Il nous reste quelques sélections hors compétition, panorama du fantastique dans le monde avec, dans l’ensemble, des thématiques récurrentes comme les revenants, encore eux, des beaux spécimens de salopards que Leatherface de renierait pas. Des petits villages où il ne fait pas forcément bon vivre, des héritages d’enfer, une cause animale dans l’air du temps et deux films russes aux allures hollywoodiennes.

 La deuxième porte nous propulse au cœur de la seconde guerre mondiale avec Ghost of War États-Unis d’Eric Bress hors compétition. Dans un château perdu, des soldats affrontent les esprits victimes des nazis. Nous découvrirons qu’une guerre peut en cacher une autre et que nos peurs masquent d’autres terreurs bien plus enfouies.

The dark and the Wicked Etats Unis de Bryan Bertino. Louise et Michael retournent à la ferme familiale auprès de leur mère et de leur père mourant. La vieille femme pense qu’une présence démoniaque s’est invitée au banquet des derniers jours. Le fantastique, derrière ces visages grimaçants et ses démons, nous interroge souvent sur notre place au sein du monde, de la société et parfois de la famille.

Butchers du Canadien Adrian Langley nous entraine à la rencontre d’une famille de bouchers peu recommandable, planquée dans un coin perdu. Il ne renouvelle pas forcément t le genre mais nous rappelle nos jeunes années. Comme d’habitude, un groupe de jeunes croise leur route pour le meilleur et surtout le pire. Les garçons crèvent à la pelle et autres instruments du quotidien. Les filles hurlent beaucoup et tentent de s’échapper, dans cette variation de Massacre à la tronçonneuse et autre slasher psychopathe.

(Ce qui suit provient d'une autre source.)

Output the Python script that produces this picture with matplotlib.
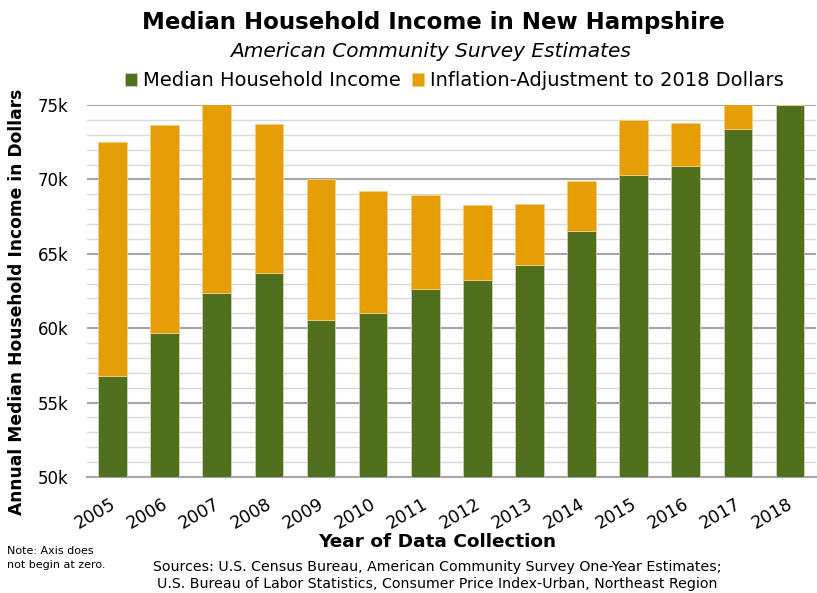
import numpy as np
import matplotlib
matplotlib.use('Agg')
import matplotlib.pyplot as plt
import matplotlib.transforms as mtransforms
from matplotlib.ticker import MultipleLocator, FuncFormatter

# values in thousands of dollars
years = ['2005', '2006', '2007', '2008', '2009', '2010', '2011',
         '2012', '2013', '2014', '2015', '2016', '2017', '2018']
median_income = [56.77, 59.69, 62.40, 63.74, 60.58, 61.03, 62.65,
                 63.27, 64.28, 66.55, 70.29, 70.92, 73.39, 74.99]
adjusted_total = [72.53, 73.65, 76.00, 73.70, 70.02, 69.22, 68.95,
                  68.27, 68.36, 69.89, 73.97, 73.81, 75.20, 74.99]
inflation_adj = [t - m for t, m in zip(adjusted_total, median_income)]

green = '#50701E'
orange = '#E69E06'

fig = plt.figure(figsize=(8.17, 5.93), dpi=100)
ax = fig.add_axes([0.1059, 0.1956, 0.893, 0.6273])

x = np.arange(len(years))
w = 0.55
ax.bar(x, median_income, width=w, color=green, edgecolor='#c9d3b8', linewidth=0.6, zorder=3,
       label='Median Household Income')
ax.bar(x, inflation_adj, width=w, bottom=median_income, color=orange, edgecolor='#f3cf82',
       linewidth=0.6, zorder=3, label='Inflation-Adjustment to 2018 Dollars')

ax.set_xlim(-0.5, len(years) - 0.5)
ax.set_ylim(50, 75)
ax.yaxis.set_major_locator(MultipleLocator(5))
ax.yaxis.set_minor_locator(MultipleLocator(1))
ax.yaxis.set_major_formatter(FuncFormatter(lambda v, p: f'{int(v)}k'))
ax.grid(which='major', axis='y', color='#A6A6A6', linewidth=1.5, zorder=1)
ax.grid(which='minor', axis='y', color='#D9D9D9', linewidth=1.0, zorder=1)
ax.tick_params(axis='y', which='both', length=0, labelsize=12, pad=13)
ax.tick_params(axis='x', length=0, labelsize=12.5, pad=13)
ax.set_xticks(x)
ax.set_xticklabels(years, rotation=30, ha='right', va='top')
# nudge year labels a little to the right, like the original
shift = mtransforms.ScaledTranslation(6 / 100, 0, fig.dpi_scale_trans)
for lbl in ax.get_xticklabels():
    lbl.set_transform(lbl.get_transform() + shift)
for s in ['top', 'right', 'left']:
    ax.spines[s].set_visible(False)
ax.spines['bottom'].set_color('#A6A6A6')
ax.spines['bottom'].set_linewidth(1.5)

ax.set_ylabel('Annual Median Household Income in Dollars', fontsize=12.3,
              fontweight='bold', va='center')
ax.yaxis.set_label_coords(-0.095, 0.47)

fig.text(0.531, 0.962, 'Median Household Income in New Hampshire', ha='center', va='center',
         fontsize=16.5, fontweight='bold')
fig.text(0.527, 0.913, 'American Community Survey Estimates', ha='center', va='center',
         fontsize=14.5, style='italic')
ax.legend(loc='center', bbox_to_anchor=(0.504, 1.065), ncol=2, frameon=False,
          fontsize=14, handlelength=0.6, handleheight=0.6, handletextpad=0.3,
          columnspacing=0.6, borderaxespad=0)

fig.text(0.535, 0.086, 'Year of Data Collection', ha='center', va='center',
         fontsize=13.3, fontweight='bold')
fig.text(0.535, 0.0295, 'Sources: U.S. Census Bureau, American Community Survey One-Year Estimates;\n'
         'U.S. Bureau of Labor Statistics, Consumer Price Index-Urban, Northeast Region',
         ha='center', va='center', fontsize=10.2, linespacing=1.25)
fig.text(0.009, 0.059, 'Note: Axis does\nnot begin at zero.', ha='left', va='center',
         fontsize=8, linespacing=1.4)

fig.savefig('out.png', dpi=100)
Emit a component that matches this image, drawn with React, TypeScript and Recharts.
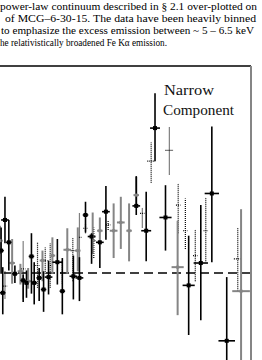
import { ScatterChart, Scatter, XAxis, YAxis, ErrorBar, ReferenceLine } from "recharts";

// rows: [energy keV, ratio, err low, err high, energy half-width]
const solidBins = [
  [3.51, 1.027, 0.028, 0.028, 0.05],
  [3.58, 1.064, 0.028, 0.028, 0.07],
  [3.65, 1.037, 0.034, 0.027, 0.05],
  [3.54, 0.976, 0.026, 0.031, 0.05],
  [3.76, 0.999, 0.011, 0.01, 0.05],
  [3.91, 0.991, 0.026, 0.007, 0.05],
  [3.97, 0.988, 0.018, 0.015, 0.04],
  [4.06, 1.02, 0.045, 0.028, 0.05],
  [4.11, 0.988, 0.026, 0.025, 0.05],
  [4.2, 0.994, 0.028, 0.012, 0.05],
  [4.28, 0.98, 0.027, 0.022, 0.05],
  [4.37, 0.995, 0.021, 0.02, 0.07],
  [4.53, 1.013, 0.027, 0.028, 0.09],
  [4.62, 0.978, 0.028, 0.04, 0.05],
  [4.82, 0.996, 0.028, 0.025, 0.07],
  [4.93, 0.994, 0.028, 0.025, 0.07],
  [5.04, 1.07, 0.021, 0.016, 0.05],
  [5.15, 1.044, 0.033, 0.004, 0.07],
  [5.3, 1.037, 0.031, 0.002, 0.07],
  [5.41, 1.074, 0.034, 0.031, 0.07],
  [5.96, 1.081, 0.011, 0.036, 0.07],
  [6.14, 1.051, 0.037, 0.047, 0.09],
  [6.3, 1.175, 0.04, 0.042, 0.09],
  [6.49, 1.067, 0.04, 0.039, 0.11],
  [6.91, 0.985, 0.06, 0.06, 0.11],
  [7.13, 1.012, 0.069, 0.07, 0.13],
  [7.33, 1.096, 0.083, 0.081, 0.13],
  [7.6, 0.918, 0.032, 0.077, 0.15],
];

const greyBins = [
  [3.49, 1.039, 0.016, 0.018, 0.05],
  [3.71, 1.012, 0.025, 0.029, 0.05],
  [3.86, 1.002, 0.016, 0.009, 0.05],
  [4.0, 0.99, 0.009, 0.016, 0.05],
  [4.26, 1.015, 0.025, 0.012, 0.05],
  [4.44, 1.021, 0.022, 0.022, 0.05],
  [4.71, 1.028, 0.029, 0.026, 0.07],
  [4.9, 1.027, 0.025, 0.028, 0.05],
  [5.17, 1.044, 0.021, 0.029, 0.05],
  [5.3, 1.051, 0.016, 0.016, 0.05],
  [5.55, 1.051, 0.033, 0.033, 0.07],
  [5.68, 1.061, 0.032, 0.031, 0.07],
  [5.83, 1.051, 0.037, 0.033, 0.05],
  [5.96, 1.094, 0.015, 0.022, 0.05],
  [6.71, 1.007, 0.058, 0.056, 0.11],
  [7.86, 0.978, 0.098, 0.099, 0.16],
];

const dottedBins = [
  [3.58, 0.984, 0.015, 0.018, 0.04],
  [3.91, 1.005, 0.036, 0.034, 0.04],
  [4.17, 1.009, 0.027, 0.028, 0.04],
  [4.31, 1.015, 0.016, 0.016, 0.04],
  [4.4, 1.009, 0.027, 0.027, 0.04],
  [4.62, 1.0, 0.013, 0.015, 0.04],
  [4.81, 1.027, 0.037, 0.016, 0.04],
  [4.93, 1.043, 0.028, 0.029, 0.04],
  [5.04, 1.054, 0.006, 0.006, 0.04],
  [5.19, 1.039, 0.021, 0.016, 0.04],
  [5.45, 1.058, 0.006, 0.006, 0.04],
  [6.07, 1.072, 0.017, 0.007, 0.04],
  [6.23, 1.135, 0.026, 0.023, 0.07],
  [6.56, 1.148, 0.029, 0.028, 0.07],
  [6.72, 1.082, 0.034, 0.026, 0.04],
  [6.85, 1.051, 0.022, 0.039, 0.04],
  [7.03, 1.021, 0.031, 0.031, 0.04],
  [7.22, 1.051, 0.037, 0.04, 0.04],
  [7.8, 1.017, 0.039, 0.037, 0.07],
];

const majorE = [4, 6, 8];
const minorE = [5, 7];
const majorR = [0.9, 1.0, 1.1, 1.2];
const minorR = [0.95, 1.05, 1.15];

const caption = [
  "power-law continuum described in § 2.1 over-plotted on",
  "of MCG–6-30-15.  The data have been heavily binned",
  "to emphasize the excess emission between ~ 5 – 6.5 keV",
  "he relativistically broadened Fe Kα emission.",
];

const toPoints = (rows: number[][]) =>
  rows.map(([x, y, lo, hi, xe]) => ({ x, y, ey: [lo, hi], ex: xe }));

const square = (color: string, s: number) => (p: any) =>
  <rect x={p.cx - s / 2} y={p.cy - s / 2} width={s} height={s} fill={color} />;

const noMark = () => <g />;

const GREY = "#858585";
const E_DOMAIN: [number, number] = [3.49, 8.04];
const R_DOMAIN: [number, number] = [0.89, 1.25];

export default function App() {
  return (
    <div
      style={{
        position: "fixed",
        left: 0,
        top: 0,
        width: 262,
        height: 360,
        overflow: "hidden",
        background: "#fff",
      }}
    >
      <ScatterChart width={262} height={380} margin={{ top: 66, right: 11, bottom: 16, left: 0 }}>
        <XAxis xAxisId="t" orientation="top" type="number" dataKey="x" domain={E_DOMAIN}
          allowDataOverflow ticks={majorE} height={1} mirror tick={false} tickSize={9}
          axisLine={{ stroke: "#000", strokeWidth: 1.5 }} tickLine={{ stroke: GREY, strokeWidth: 1.5 }} />
        <XAxis xAxisId="tm" orientation="top" type="number" dataKey="x" domain={E_DOMAIN}
          allowDataOverflow ticks={minorE} height={1} mirror tick={false} tickSize={6}
          axisLine={false} tickLine={{ stroke: "#000", strokeWidth: 1.5 }} />
        <XAxis xAxisId="b" orientation="bottom" type="number" dataKey="x" domain={E_DOMAIN}
          allowDataOverflow ticks={majorE} height={1} mirror tick={false} tickSize={8}
          axisLine={{ stroke: "#000", strokeWidth: 1.5 }} tickLine={{ stroke: GREY, strokeWidth: 1.5 }} />
        <XAxis xAxisId="bm" orientation="bottom" type="number" dataKey="x" domain={E_DOMAIN}
          allowDataOverflow ticks={minorE} height={1} mirror tick={false} tickSize={5}
          axisLine={false} tickLine={{ stroke: "#000", strokeWidth: 1.5 }} />
        <YAxis yAxisId="r" orientation="right" type="number" dataKey="y" domain={R_DOMAIN}
          allowDataOverflow ticks={majorR} width={1} mirror tick={false} tickSize={8}
          axisLine={{ stroke: GREY, strokeWidth: 2 }} tickLine={{ stroke: "#000", strokeWidth: 1.5 }} />
        <YAxis yAxisId="rm" orientation="right" type="number" dataKey="y" domain={R_DOMAIN}
          allowDataOverflow ticks={minorR} width={1} mirror tick={false} tickSize={5}
          axisLine={false} tickLine={{ stroke: "#000", strokeWidth: 1.5 }} />

        <ReferenceLine xAxisId="t" yAxisId="r" y={1} stroke="#000" strokeWidth={1.5} strokeDasharray="9 5" />

        <Scatter xAxisId="t" yAxisId="r" data={toPoints(dottedBins)} isAnimationActive={false} shape={noMark}>
          <ErrorBar dataKey="ey" direction="y" width={0} stroke="#000" strokeWidth={1.2} strokeDasharray="1 1" />
          <ErrorBar dataKey="ex" direction="x" width={0} stroke="#000" strokeWidth={1.2} strokeDasharray="1 1" />
        </Scatter>
        <Scatter xAxisId="t" yAxisId="r" data={toPoints(greyBins)} isAnimationActive={false} shape={square(GREY, 3)}>
          <ErrorBar dataKey="ey" direction="y" width={0} stroke={GREY} strokeWidth={2} />
          <ErrorBar dataKey="ex" direction="x" width={0} stroke={GREY} strokeWidth={2} />
        </Scatter>
        <Scatter xAxisId="t" yAxisId="r" data={toPoints(solidBins)} isAnimationActive={false} shape={square("#000", 4)}>
          <ErrorBar dataKey="ey" direction="y" width={0} stroke="#000" strokeWidth={1.6} />
          <ErrorBar dataKey="ex" direction="x" width={0} stroke="#000" strokeWidth={1.6} />
        </Scatter>
      </ScatterChart>

      <svg width={262} height={360} style={{ position: "absolute", left: 0, top: 0, pointerEvents: "none" }}>
        <g fontFamily="'Liberation Serif', serif" fontSize={11} fill="#000">
          <text x={0} y={9.5} textLength={257} lengthAdjust="spacingAndGlyphs">{caption[0]}</text>
          <text x={5} y={21.5} textLength={251} lengthAdjust="spacingAndGlyphs">{caption[1]}</text>
          <text x={1} y={33.5} textLength={253} lengthAdjust="spacingAndGlyphs">{caption[2]}</text>
          <text x={0} y={46} textLength={167} lengthAdjust="spacingAndGlyphs">{caption[3]}</text>
        </g>
        <g fontFamily="'Liberation Serif', serif" fontSize={14} fill="#111">
          <text x={164} y={95} textLength={50} lengthAdjust="spacingAndGlyphs">Narrow</text>
          <text x={163} y={115} textLength={71} lengthAdjust="spacingAndGlyphs">Component</text>
        </g>
      </svg>
    </div>
  );
}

Impetigore Indonésie de Joko Anwar, il possède déjà un beau parcours dans le cinéma de genre dans son pays et à l’international. Maya et Dini sont les meilleures amies du monde. Quand la première hérite d’une maison imposante dans un village oublié, elle compte bien en faire profiter son amie pour la vie. Cette virée se transforme vite en cauchemar avec des villageois peu empressés de voir revenir l’héritière, liée à une malédiction ancestrale.

Les animaux anonymes France de Baptiste Rouveure. Imaginez un monde inversé où les animaux prennent la place de l’homme. C’est un premier long métrage illustrant l’adage qu’une bonne idée peut très vite tourner en rond. 

Le cinéma russe, depuis quelques années, propose des productions musclées avec beaucoup de moyens, dans l’esprit d’Hollywood. C’est ainsi que les super héros, les aliens, les créatures monstrueuses apparaissent dans des récits qui ne déméritent pas. Plus que les grandes batailles, il met en évidence une réflexion plus approfondie sur l’humanité et l’homme, dénonçant parfois un gouvernement qui se rêve l’URSS d’hier et n’hésite pas à transformer la réalité. 

Sputnik Russie d’Egor Abramenko. Une psychologue est appelée au chevet d’un cosmonaute rescapé d’une mission spatiale. Elle s’aperçoit très vite qu’il n’est pas l’unique passager. C’est une variation intéressante autour de l’extraterrestre, un brin psychologique malgré quelques incontournables. 

Suderpeep Russie d’Arseniy Sukhin nous rappelle qu’au cœur de la Terre aussi, personne ne vous entend crier. Une équipe de forage au cœur de l’Arctique ramène une créature surprenante. Par sa créature différente, le film nous interroge sur le sens de la vie avec un fond d’écologie.

Il est temps d’éteindre la lumière, de quitter l’antre qui, pendant quelques jours, nous entraina dans les chemins de traverse de l’inconcevable, des territoires noirs de notre âme et du monde entre mythe, fantômes, psychopathe, etc. C’est une autre façon de nous questionner sur notre place au cœur de l’univers, sur nos désirs les plus secrets. C’était une belle balade prouvant que le cinéma fantastique est encore bien vivace. Vous découvrirez la majorité de ces films en VOD et DVD et pour certains, une sortie espérée, quand le cauchemar bien réel aura pris fin.